**** RECORDS PROVIDED
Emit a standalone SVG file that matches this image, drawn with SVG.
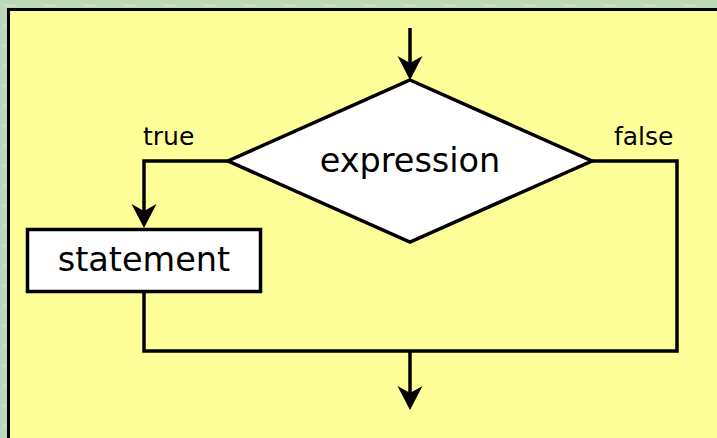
<svg xmlns="http://www.w3.org/2000/svg" width="717" height="438" viewBox="0 0 717 438">
<style>
.ln{fill:none;stroke:#000;stroke-width:3.5;stroke-linejoin:miter}
.shape{fill:#fff;stroke:#000;stroke-width:3.5}
.ah{fill:#000;stroke:none}
.t{font-family:"DejaVu Sans",sans-serif;fill:#000}
.big{font-size:33.5px;text-anchor:middle}
.lbl{font-size:25px}
</style>
<defs>
<pattern id="tex" width="40" height="20" patternUnits="userSpaceOnUse">
<rect width="40" height="20" fill="#bcd8b6"/>
<rect x="3" y="4" width="14" height="3" fill="#c8e0c2"/>
<rect x="22" y="12" width="12" height="3" fill="#b0cfaa"/>
</pattern>
<path id="ahDown" d="M0,0 L-12.5,-24 L0,-17 L12.5,-24 Z"/>
</defs>
<rect width="717" height="438" fill="url(#tex)"/>
<rect x="8.5" y="9.5" width="720" height="440" fill="#ffff99" stroke="#000" stroke-width="3"/>
<g id="connectors">
<path class="ln" d="M410,28 V66"/>
<use href="#ahDown" class="ah" x="410" y="80"/>
<path class="ln" d="M228,161 H144 V214"/>
<use href="#ahDown" class="ah" x="144" y="228"/>
<path class="ln" d="M144,291 V351 H677 V161 H592"/>
<path class="ln" d="M410,351 V396"/>
<use href="#ahDown" class="ah" x="410" y="410"/>
</g>
<g id="decision">
<polygon class="shape" points="410,80 592,161 410,242 228,161"/>
<text class="t big" x="410" y="172">expression</text>
</g>
<g id="statement">
<rect class="shape" x="27.5" y="229.5" width="233" height="62"/>
<text class="t big" x="144" y="271">statement</text>
</g>
<g id="labels">
<text class="t lbl" x="143" y="145">true</text>
<text class="t lbl" x="614" y="145">false</text>
</g>
</svg>
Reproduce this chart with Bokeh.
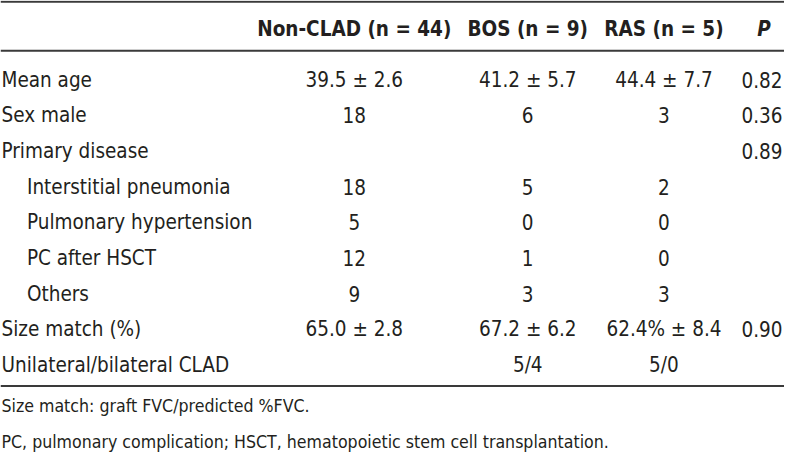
from bokeh.plotting import figure
from bokeh.models import ColumnDataSource, Range1d
from bokeh.core.properties import value
from bokeh.embed import file_html
from bokeh.resources import INLINE

# ---- data ----
headers = ["Non-CLAD (n = 44)", "BOS (n = 9)", "RAS (n = 5)", "P"]
row_labels = ["Mean age", "Sex male", "Primary disease", "Interstitial pneumonia",
              "Pulmonary hypertension", "PC after HSCT", "Others", "Size match (%)",
              "Unilateral/bilateral CLAD"]
row_level = [0, 0, 0, 1, 1, 1, 1, 0, 0]
non_clad = ["39.5 ± 2.6", "18", "", "18", "5", "12", "9", "65.0 ± 2.8", ""]
bos = ["41.2 ± 5.7", "6", "", "5", "0", "1", "3", "67.2 ± 6.2", "5/4"]
ras = ["44.4 ± 7.7", "3", "", "2", "0", "0", "3", "62.4% ± 8.4", "5/0"]
p_values = ["0.82", "0.36", "0.89", "", "", "", "", "0.90", ""]
footnotes = ["Size match: graft FVC/predicted %FVC.",
             "PC, pulmonary complication; HSCT, hematopoietic stem cell transplantation."]

# ---- layout ----
W, H = 800, 471
FONT = "DejaVu Sans Condensed"
TXT = "#231f20"
LINE = "#3a3a3a"
FS = "20.5px"

p = figure(width=784, height=455, output_backend="svg", toolbar_location=None,
           x_range=Range1d(0, W), y_range=Range1d(H, 0), min_border=0,
           outline_line_color=None, background_fill_color="white")
p.axis.visible = False
p.grid.visible = False

row_y0, row_h = 82, 36.9
ys = [row_y0 + i * row_h for i in range(len(row_labels))]
xs = [1 + 26 * lv for lv in row_level]

col_x = [361, 538, 677]
p_x = 798

# header
hdr_y = 30
p.text(x=col_x, y=[hdr_y] * 3, text=headers[:3], text_font=value(FONT),
       text_font_size=FS, text_font_style="bold", text_align="center",
       text_baseline="middle", text_color=TXT)
p.text(x=[779], y=[hdr_y], text=headers[3:], text_font=value(FONT),
       text_font_size=FS, text_font_style="bold italic", text_align="center",
       text_baseline="middle", text_color=TXT)

# rules
p.segment(x0=[0, 0, 0], x1=[W, W, W], y0=[1.2, 52, 399], y1=[1.2, 52, 399],
          line_color=LINE, line_width=2)

# row labels
src = ColumnDataSource(dict(x=xs, y=ys, t=row_labels))
p.text(x="x", y="y", text="t", source=src, text_font=value(FONT), text_font_size=FS,
       text_align="left", text_baseline="middle", text_color=TXT)

for cx, col in zip(col_x, [non_clad, bos, ras]):
    p.text(x=[cx] * len(col), y=ys, text=col, text_font=value(FONT), text_font_size=FS,
           text_align="center", text_baseline="middle", text_color=TXT)

p.text(x=[p_x] * len(p_values), y=ys, text=p_values, text_font=value(FONT),
       text_font_size=FS, text_align="right", text_baseline="middle", text_color=TXT)

# footnotes
p.text(x=[1, 1], y=[420, 457], text=footnotes, text_font=value(FONT),
       text_font_size="17.6px", text_align="left", text_baseline="middle", text_color=TXT)

open("out.html", "w").write(file_html(p, INLINE))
********
• **WRITTEN EXERCISE**
Every record above should be written out again without change, except that the pictures are left out.

• **RESPONSE TO THE EXERCISE**
Emit a standalone SVG file that matches this image, drawn with SVG.
<svg xmlns="http://www.w3.org/2000/svg" width="717" height="438" viewBox="0 0 717 438">
<style>
.ln{fill:none;stroke:#000;stroke-width:3.5;stroke-linejoin:miter}
.shape{fill:#fff;stroke:#000;stroke-width:3.5}
.ah{fill:#000;stroke:none}
.t{font-family:"DejaVu Sans",sans-serif;fill:#000}
.big{font-size:33.5px;text-anchor:middle}
.lbl{font-size:25px}
</style>
<defs>
<pattern id="tex" width="40" height="20" patternUnits="userSpaceOnUse">
<rect width="40" height="20" fill="#bcd8b6"/>
<rect x="3" y="4" width="14" height="3" fill="#c8e0c2"/>
<rect x="22" y="12" width="12" height="3" fill="#b0cfaa"/>
</pattern>
<path id="ahDown" d="M0,0 L-12.5,-24 L0,-17 L12.5,-24 Z"/>
</defs>
<rect width="717" height="438" fill="url(#tex)"/>
<rect x="8.5" y="9.5" width="720" height="440" fill="#ffff99" stroke="#000" stroke-width="3"/>
<g id="connectors">
<path class="ln" d="M410,28 V66"/>
<use href="#ahDown" class="ah" x="410" y="80"/>
<path class="ln" d="M228,161 H144 V214"/>
<use href="#ahDown" class="ah" x="144" y="228"/>
<path class="ln" d="M144,291 V351 H677 V161 H592"/>
<path class="ln" d="M410,351 V396"/>
<use href="#ahDown" class="ah" x="410" y="410"/>
</g>
<g id="decision">
<polygon class="shape" points="410,80 592,161 410,242 228,161"/>
<text class="t big" x="410" y="172">expression</text>
</g>
<g id="statement">
<rect class="shape" x="27.5" y="229.5" width="233" height="62"/>
<text class="t big" x="144" y="271">statement</text>
</g>
<g id="labels">
<text class="t lbl" x="143" y="145">true</text>
<text class="t lbl" x="614" y="145">false</text>
</g>
</svg>
Reproduce this chart with Bokeh.
from bokeh.plotting import figure
from bokeh.models import ColumnDataSource, Range1d
from bokeh.core.properties import value
from bokeh.embed import file_html
from bokeh.resources import INLINE

# ---- data ----
headers = ["Non-CLAD (n = 44)", "BOS (n = 9)", "RAS (n = 5)", "P"]
row_labels = ["Mean age", "Sex male", "Primary disease", "Interstitial pneumonia",
              "Pulmonary hypertension", "PC after HSCT", "Others", "Size match (%)",
              "Unilateral/bilateral CLAD"]
row_level = [0, 0, 0, 1, 1, 1, 1, 0, 0]
non_clad = ["39.5 ± 2.6", "18", "", "18", "5", "12", "9", "65.0 ± 2.8", ""]
bos = ["41.2 ± 5.7", "6", "", "5", "0", "1", "3", "67.2 ± 6.2", "5/4"]
ras = ["44.4 ± 7.7", "3", "", "2", "0", "0", "3", "62.4% ± 8.4", "5/0"]
p_values = ["0.82", "0.36", "0.89", "", "", "", "", "0.90", ""]
footnotes = ["Size match: graft FVC/predicted %FVC.",
             "PC, pulmonary complication; HSCT, hematopoietic stem cell transplantation."]

# ---- layout ----
W, H = 800, 471
FONT = "DejaVu Sans Condensed"
TXT = "#231f20"
LINE = "#3a3a3a"
FS = "20.5px"

p = figure(width=784, height=455, output_backend="svg", toolbar_location=None,
           x_range=Range1d(0, W), y_range=Range1d(H, 0), min_border=0,
           outline_line_color=None, background_fill_color="white")
p.axis.visible = False
p.grid.visible = False

row_y0, row_h = 82, 36.9
ys = [row_y0 + i * row_h for i in range(len(row_labels))]
xs = [1 + 26 * lv for lv in row_level]

col_x = [361, 538, 677]
p_x = 798

# header
hdr_y = 30
p.text(x=col_x, y=[hdr_y] * 3, text=headers[:3], text_font=value(FONT),
       text_font_size=FS, text_font_style="bold", text_align="center",
       text_baseline="middle", text_color=TXT)
p.text(x=[779], y=[hdr_y], text=headers[3:], text_font=value(FONT),
       text_font_size=FS, text_font_style="bold italic", text_align="center",
       text_baseline="middle", text_color=TXT)

# rules
p.segment(x0=[0, 0, 0], x1=[W, W, W], y0=[1.2, 52, 399], y1=[1.2, 52, 399],
          line_color=LINE, line_width=2)

# row labels
src = ColumnDataSource(dict(x=xs, y=ys, t=row_labels))
p.text(x="x", y="y", text="t", source=src, text_font=value(FONT), text_font_size=FS,
       text_align="left", text_baseline="middle", text_color=TXT)

for cx, col in zip(col_x, [non_clad, bos, ras]):
    p.text(x=[cx] * len(col), y=ys, text=col, text_font=value(FONT), text_font_size=FS,
           text_align="center", text_baseline="middle", text_color=TXT)

p.text(x=[p_x] * len(p_values), y=ys, text=p_values, text_font=value(FONT),
       text_font_size=FS, text_align="right", text_baseline="middle", text_color=TXT)

# footnotes
p.text(x=[1, 1], y=[420, 457], text=footnotes, text_font=value(FONT),
       text_font_size="17.6px", text_align="left", text_baseline="middle", text_color=TXT)

open("out.html", "w").write(file_html(p, INLINE))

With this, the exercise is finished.